Docker Compose network naming is unpredictable. A network declared as parthenon in a compose file whose project name is also parthenon becomes parthenon_parthenon. Adding name: parthenon to the network definition forces the exact name. One YAML line saved us a detection function that checked three candidate names.
Monorepos enforce interface contracts. When the service registry and the container definitions live in the same repository, a rename shows up in git diff. When they're in separate repos, it shows up in production. We caught four port mismatches, one network name issue, and would have caught the container rename from r-runtime to darkstar automatically if we'd been in a monorepo from the start.
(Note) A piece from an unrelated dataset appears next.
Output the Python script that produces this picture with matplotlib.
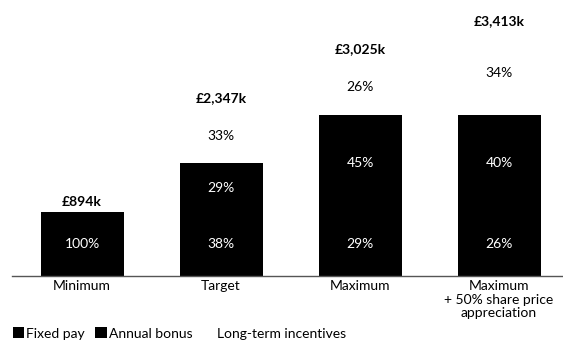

Subprocess calls across repos are fragile. Path resolution, environment variable inheritance, exit code semantics, credential passing through temporary files — every one of these is a failure mode. A direct Python import eliminates all of them.
Infrastructure as code means infrastructure in the same repo as the code. Not in a separate repo that references the code. Not in a wiki page. In the same git blame history, the same CI pipeline, the same pull request review.
What's Next
The Acropolis layer is functional but young. On the roadmap:
- Authentik SSO integration with Parthenon's Sanctum auth — OIDC provider in Authentik, client in Laravel, so researchers sign in once for the entire platform.
- Pre-built Superset dashboards for OMOP CDM — demographic breakdowns, condition prevalence, drug utilization, and data quality metrics, all pointing at Parthenon's PostgreSQL.
- n8n workflow templates — automated Achilles runs on new data loads, DQD quality gates, Slack notifications on analysis completion.
- Kubernetes Helm chart finalization — the chart structure exists but values need pinning for production HA deployments.
The Acropolis-v2 repository is now deprecated. All development continues in the Parthenon monorepo under acropolis/.
If you're deploying Parthenon and want the full infrastructure stack:
git clone https://github.com/sudoshi/Parthenon.git
cd Parthenon
python3 install.py --with-infrastructure
That's it. One repo, one command, one platform.